In this episode of 15 Minute Meals, Jamie Oliver makes crispy Camembert parcels, autumn salad and cranberry dip, plus golden chicken with braised greens and potato gratin!
BRAISED GREENS & POTATO GRATIN
SERVES 4 | 666 CALORIES
3 onions olive oil
1 chicken stock cube
½ a bunch of fresh sage
100ml single cream
30g Parmesan cheese
4 x 120g skinless chicken breasts
a few sprigs of fresh rosemary
2 rashers of smoked streaky bacon
200g baby leeks
200g baby spinach
200g frozen peas
Ingredients out • Kettle boiled • Oven grill on high • Food processor (fine slicer) • Medium lidded pan, high heat • Large high-sided roasting tray, high heat • Large frying pan, medium-high heat
Finely slice the potatoes in the processor, then tip into the medium pan and cover with boiling water and the lid • Peel the onions, finely slice in the processor, then tip into the roasting tray with 2 tablespoons of oil, crumble in the stock cube and season with salt and pepper • Tear in the sage leaves and stir regularly, adding a splash of water if they start to catch.
On a large sheet of greaseproof paper, toss the chicken with salt, pepper and the rosemary leaves, then fold the paper over and bash and flatten the chicken to 1.5cm thick with a rolling pin • Put into the frying pan with 1 tablespoon of oil, turning after 3 or 4 minutes, until golden and cooked through • Drain the potatoes well in a colander, then tip into the onion pan, stir together and arrange in a flat layer • Pour over the cream, then finely grate over the Parmesan and pop under the grill on the top shelf.

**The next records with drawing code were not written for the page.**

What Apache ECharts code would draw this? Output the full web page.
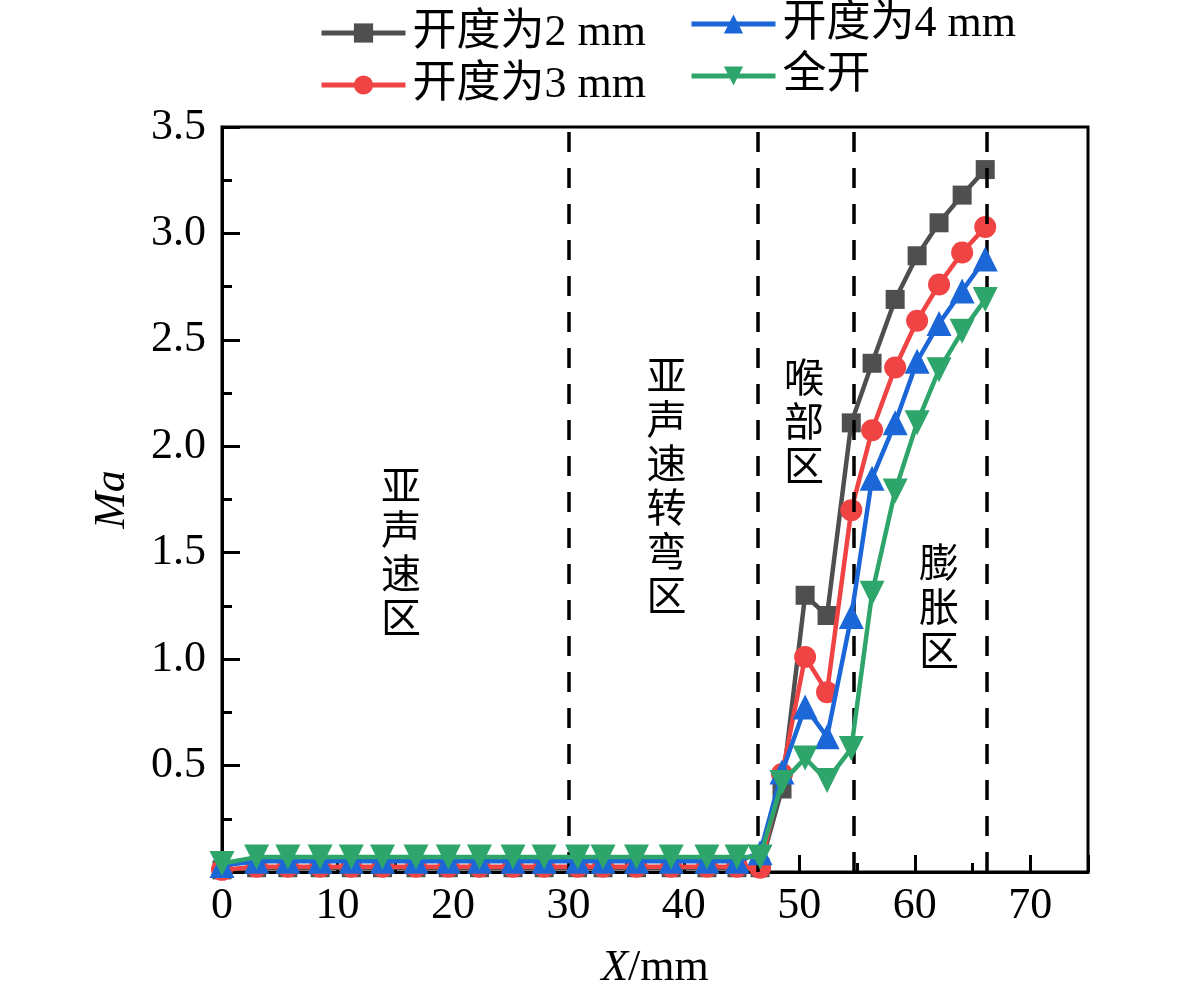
<!DOCTYPE html>
<html>
<head>
<meta charset="utf-8">
<script src="https://cdn.jsdelivr.net/npm/echarts@6/dist/echarts.min.js"></script>
<style>
html,body{margin:0;padding:0;background:#fff;}
#chart{width:1181px;height:995px;}
</style>
</head>
<body>
<div id="chart"></div>
<script>
// ---- data ----
const xPositions = [0, 3.0, 5.7, 8.5, 11.2, 13.9, 16.8, 19.6, 22.3, 25.2, 27.9, 30.8, 33.0, 35.9, 38.9, 42.0, 44.6, 46.6, 48.5, 50.5, 52.4, 54.5, 56.3, 58.3, 60.2, 62.1, 64.1, 66.1];
const ma2mm = [0.01, 0.02, 0.02, 0.02, 0.02, 0.02, 0.02, 0.02, 0.02, 0.02, 0.02, 0.02, 0.02, 0.02, 0.02, 0.02, 0.02, 0.02, 0.39, 1.30, 1.205, 2.11, 2.39, 2.69, 2.895, 3.05, 3.18, 3.30];
const ma3mm = [0.01, 0.025, 0.025, 0.025, 0.025, 0.025, 0.025, 0.025, 0.025, 0.025, 0.025, 0.025, 0.025, 0.025, 0.025, 0.025, 0.025, 0.02, 0.46, 1.01, 0.845, 1.70, 2.075, 2.37, 2.59, 2.76, 2.91, 3.03];
const ma4mm = [0.03, 0.05, 0.05, 0.05, 0.05, 0.05, 0.05, 0.05, 0.05, 0.05, 0.05, 0.05, 0.05, 0.05, 0.05, 0.05, 0.05, 0.09, 0.47, 0.775, 0.635, 1.20, 1.85, 2.11, 2.40, 2.577, 2.73, 2.88];
const maFull = [0.04, 0.07, 0.07, 0.07, 0.07, 0.07, 0.07, 0.07, 0.07, 0.07, 0.07, 0.07, 0.07, 0.07, 0.07, 0.07, 0.07, 0.07, 0.42, 0.535, 0.43, 0.58, 1.31, 1.79, 2.11, 2.36, 2.54, 2.69];
const seriesNames = ['开度为2 mm', '开度为3 mm', '开度为4 mm', '全开'];
const zoneLines = [30, 46.4, 54.7, 66.2];
const zoneLabels = ['亚声速区', '亚声速转弯区', '喉部区', '膨胀区'];
const zoneLabelPos = [[15.5, 1.51], [38.5, 1.82], [50.4, 2.12], [62.1, 1.25]];

const FONT = "'Liberation Serif','Times New Roman','Noto Sans CJK SC',serif";
const colors = ['#4f4f4f', '#f04343', '#1c67d8', '#2ea56b'];
const symbols = ['rect', 'circle', 'triangle', 'triangle'];
const symbolSizes = [19, 22, 25, 25];
const rotations = [0, 0, 0, 180];
const allData = [ma2mm, ma3mm, ma4mm, maFull];

const chart = echarts.init(document.getElementById('chart'));

const series = allData.map((vals, i) => ({
  name: seriesNames[i],
  type: 'line',
  data: xPositions.map((x, j) => [x, vals[j]]),
  symbol: symbols[i],
  symbolSize: symbolSizes[i],
  symbolRotate: rotations[i],
  lineStyle: {color: colors[i], width: 4.5},
  itemStyle: {color: colors[i]},
  z: 3 + i
}));

series.push({
  name: 'zones',
  type: 'line',
  data: [],
  silent: true,
  markLine: {
    silent: true,
    symbol: 'none',
    label: {show: false},
    lineStyle: {color: '#000', width: 3.5, type: [20, 16]},
    data: zoneLines.map(v => ({xAxis: v}))
  },
  z: 2
});

const legendCommon = {
  orient: 'vertical',
  itemWidth: 84, itemHeight: 24, itemGap: 8,
  lineStyle: {width: 5},
  textStyle: {fontFamily: FONT, fontSize: 44, color: '#000', padding: [0, 0, 0, 2]}
};

const option = {
  animation: false,
  backgroundColor: '#fff',
  grid: {left: 222, right: 93, top: 127, bottom: 118, show: true, borderColor: '#000', borderWidth: 3, backgroundColor: 'transparent'},
  legend: [
    Object.assign({data: [seriesNames[0], seriesNames[1]], left: 314, top: 6}, legendCommon),
    Object.assign({data: [seriesNames[2], seriesNames[3]], left: 684, top: -3}, legendCommon)
  ],
  xAxis: {
    type: 'value', min: 0, max: 75, interval: 10,
    name: '{i|X}/mm', nameLocation: 'middle', nameGap: 74,
    nameTextStyle: {fontFamily: FONT, fontSize: 44, color: '#000', rich: {i: {fontFamily: FONT, fontSize: 44, fontStyle: 'italic', color: '#000'}}},
    axisLine: {lineStyle: {color: '#000', width: 3}},
    axisTick: {inside: true, length: 17, lineStyle: {color: '#000', width: 3}},
    minorTick: {show: true, splitNumber: 2, length: 9, lineStyle: {color: '#000', width: 3}},
    axisLabel: {fontFamily: FONT, fontSize: 44, color: '#000', margin: 12,
      formatter: v => (v % 10 === 0 ? String(v) : '')},
    splitLine: {show: false}
  },
  yAxis: {
    type: 'value', min: 0, max: 3.5, interval: 0.5,
    name: 'Ma', nameLocation: 'middle', nameGap: 88,
    nameTextStyle: {fontFamily: FONT, fontSize: 44, fontStyle: 'italic', color: '#000'},
    axisLine: {lineStyle: {color: '#000', width: 3}},
    axisTick: {inside: true, length: 18, lineStyle: {color: '#000', width: 3}},
    minorTick: {show: true, splitNumber: 2, length: 10, lineStyle: {color: '#000', width: 3}},
    axisLabel: {fontFamily: FONT, fontSize: 44, color: '#000', margin: 16,
      formatter: v => (v === 0 ? '' : v.toFixed(1))},
    splitLine: {show: false}
  },
  series: series
};

chart.setOption(option);

const graphics = zoneLabels.map((t, i) => {
  const p = chart.convertToPixel({gridIndex: 0}, zoneLabelPos[i]);
  return {
    type: 'text',
    x: p[0], y: p[1],
    style: {
      text: t.split('').join('\n'),
      fontFamily: "'Noto Sans CJK SC',sans-serif",
      fontSize: 40, lineHeight: 44,
      fill: '#000', align: 'center', verticalAlign: 'middle'
    },
    z: 10
  };
});
chart.setOption({graphic: graphics});
</script>
</body>
</html>
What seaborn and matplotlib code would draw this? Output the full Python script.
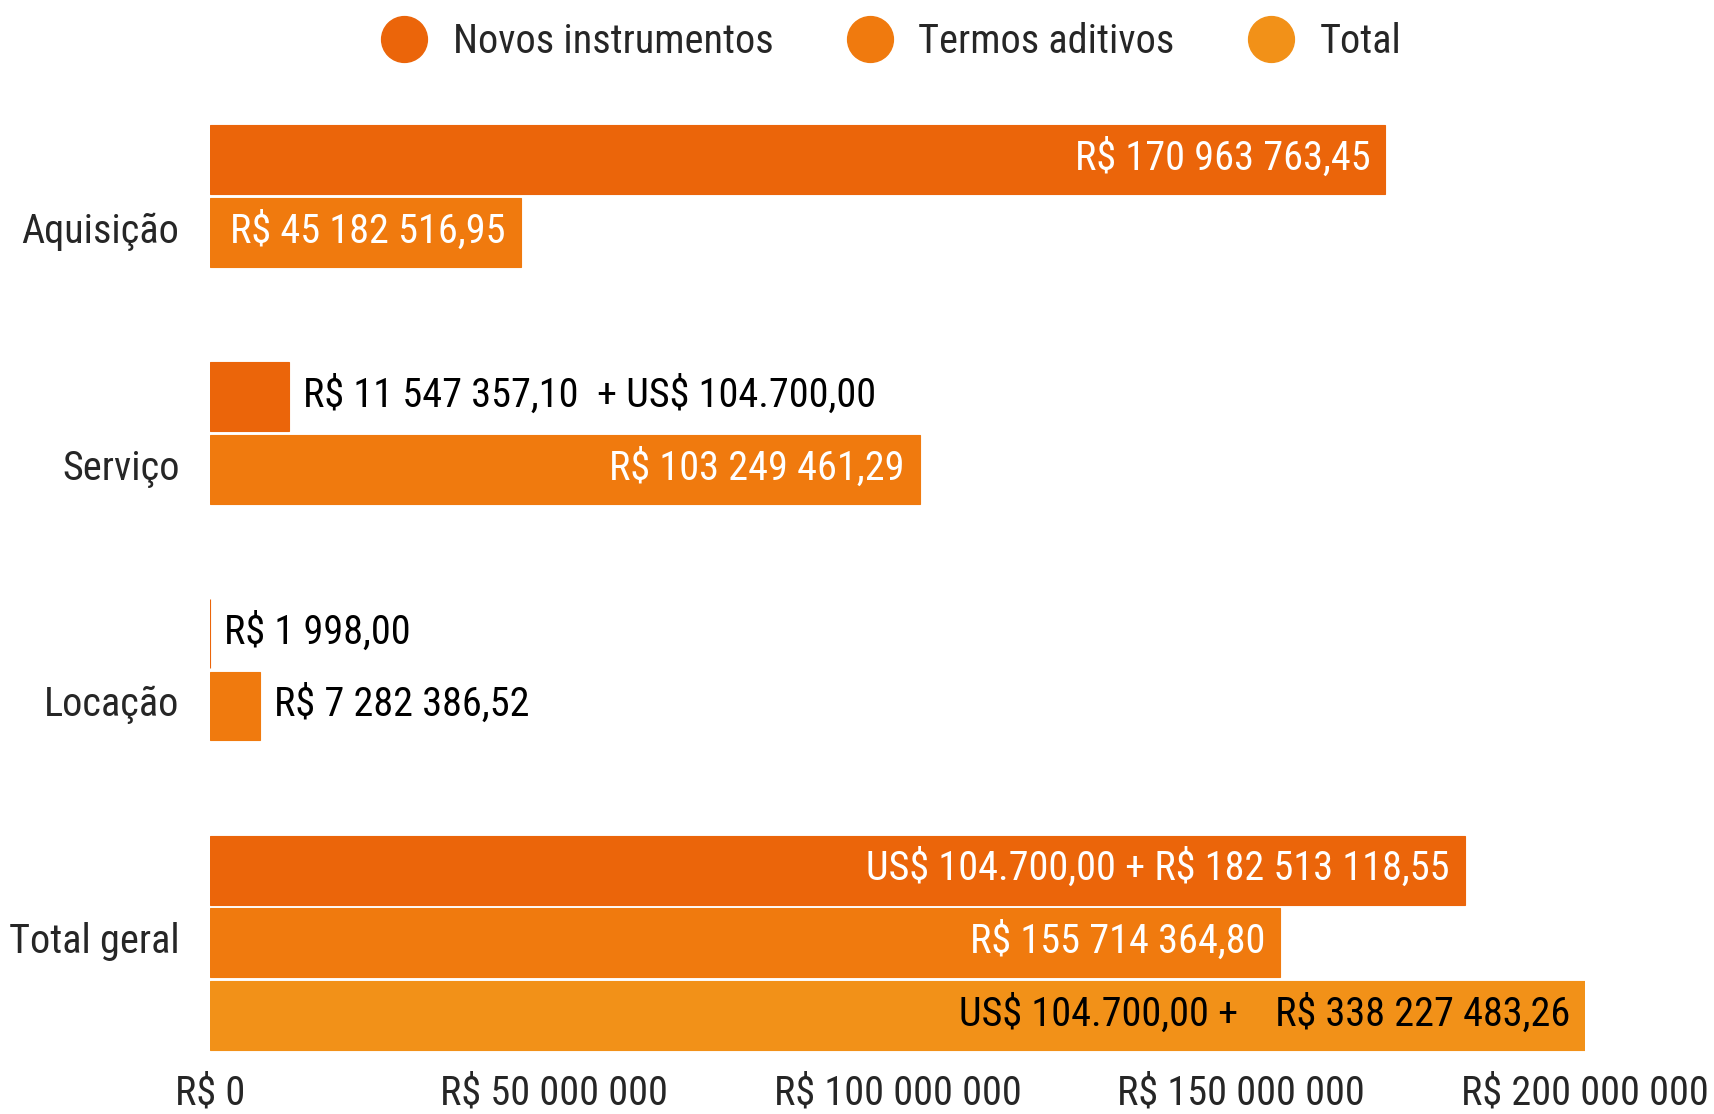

Halve the leeks lengthways, rinse under the tap, then finely slice • Put into the empty lidded pan on a high heat with 1 tablespoon of oil, stirring often • Finely slice the bacon and add to the chicken pan, tossing regularly • Stir the spinach and peas into the leeks and once the spinach has wilted and the peas are tender, pile on a board or platter with the chicken and bacon on top • Serve with the gratin.